No hay duda que, cuando las condiciones de la sociedad hacen sentido, empezar de abajo es virtud. Aceptar agachar el lomo y trabajar para ir construyendo paso a paso una “carrera”, estudiando mientras tanto, ahorrando, no haciéndole asco a las horas extra y a las changas, etc. No hay duda, tampoco, que para una parte de nuestra sociedad eso es aún posible —y, por tanto, deseable, en la medida en que la vida promete algo. Pero los críticos de la ni-ni no parecen figurarse en qué se ha convertido la vida en un barrio periférico, es decir, en la abrumadora mayoría de la Tierra entera, Uruguay incluido. La salida de todo esto no está prevista en el modo de vida que sistemáticamente llevamos; es su punto ciego. La única posibilidad de escapar a la dictadura del sinsentido funcional es una irrupción exterior que, por definición, no puede salir de ningún punto integrado al sistema mismo. Como el sistema es global, va de suyo que nuestra única salida es extraterrestre. Las salidas extra-globales dentro del globo se vienen intentando hace mucho —la granja ecológica, la comunidad alternativa, el suicidio, etc.—. Permiten solución parcial e individual, única disponible por el momento. Pero hay algo colectivo en la ética humana que no se va a conformar nunca a esto. Un amigo me pasa una entrevista al filósofo coreano-alemán Byung-Chul Han, que viene, como sucede siempre con estos encuentros casuales, como anillo al dedo para cerrar esta columna. Él cree más en el apocalipsis, yo creo más en el descubrimiento, en la certidumbre más allá del control de la lógica del capitalglobalismo, de una otredad que libere de nuevo el eros hacia lo totalmente único y diferente; en parole povere, sea la resucitación de los dioses, o la bajada del mensaje sabio llegadero por plato volador, o aun la final confirmación de que, digamos, Erich Von Däniken no era un imbécil manipulador de datos seudohistóricos. Creo que en cualquier caso se habla exactamente de lo mismo, en Idea, si no en instancia. En una entrevista de Alfonso Armada para ABC, se pronuncia así el filósofo:

- A partir de Melancholia, la película de Lars von Trier, dice Ud. que solo un apocalipsis, una catástrofe, podría liberarnos del infierno de lo igual. ¿Qué tipo de catástrofe? ¿Una revolución?

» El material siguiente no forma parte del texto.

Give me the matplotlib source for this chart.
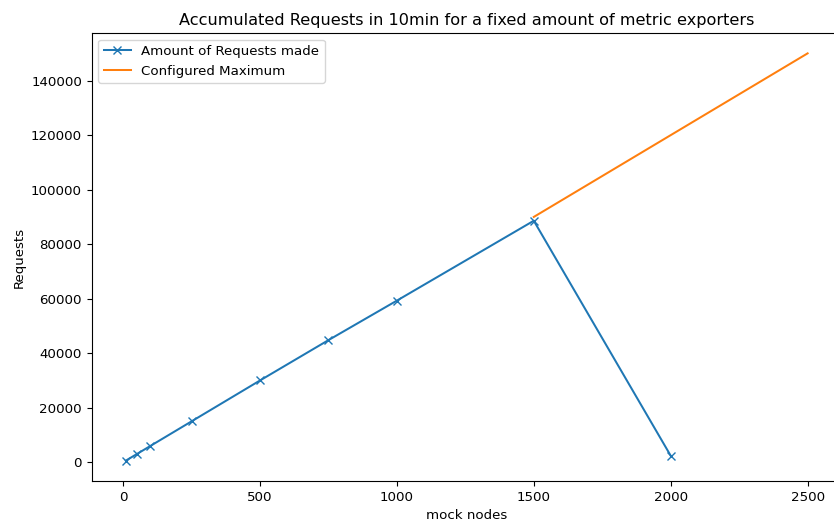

- “A partir de la protagonista de la película, Justine, se entiende lo que digo: es depresiva porque está absolutamente agotada, fatigada de sí misma. Toda su libido se dirige contra su propia subjetividad. Por eso no es capaz de amar. Y de repente aparece un planeta, el planeta Melancholia. La llegada de la alteridad puede suponer un apocalipsis en el infierno de la igualdad. El planeta mortífero se muestra a Justine como lo totalmente distinto que la arranca del pantano del narcisismo. Ante el planeta letal casi revive. Descubre también a los otros. De tal manera se entrega amorosamente a Claire y a su hijo. El planeta desata un deseo erótico. Eros, como relación con lo totalmente distinto, elimina la depresión. El desastre implica la salvación. Por cierto, la palabra "desastre" tiene su origen en la palabra latina desastrum, que significa "no estrella". Melancholia es una no estrella.

Vivimos en una sociedad que se concentra por completo en la producción, en la positividad. Se deshace de la negatividad de lo otro o de lo ajeno para aumentar la velocidad de la circulación de la producción y del consumo. Solo las diferencias que se pueden consumir están permitidas. No se puede amar al otro al que le han quitado la alteridad, sino solo consumirlo. Quizá sea por eso por lo que hoy crece el interés por el apocalipsis. Uno siente el infierno de la igualdad y quiere escapar de él”.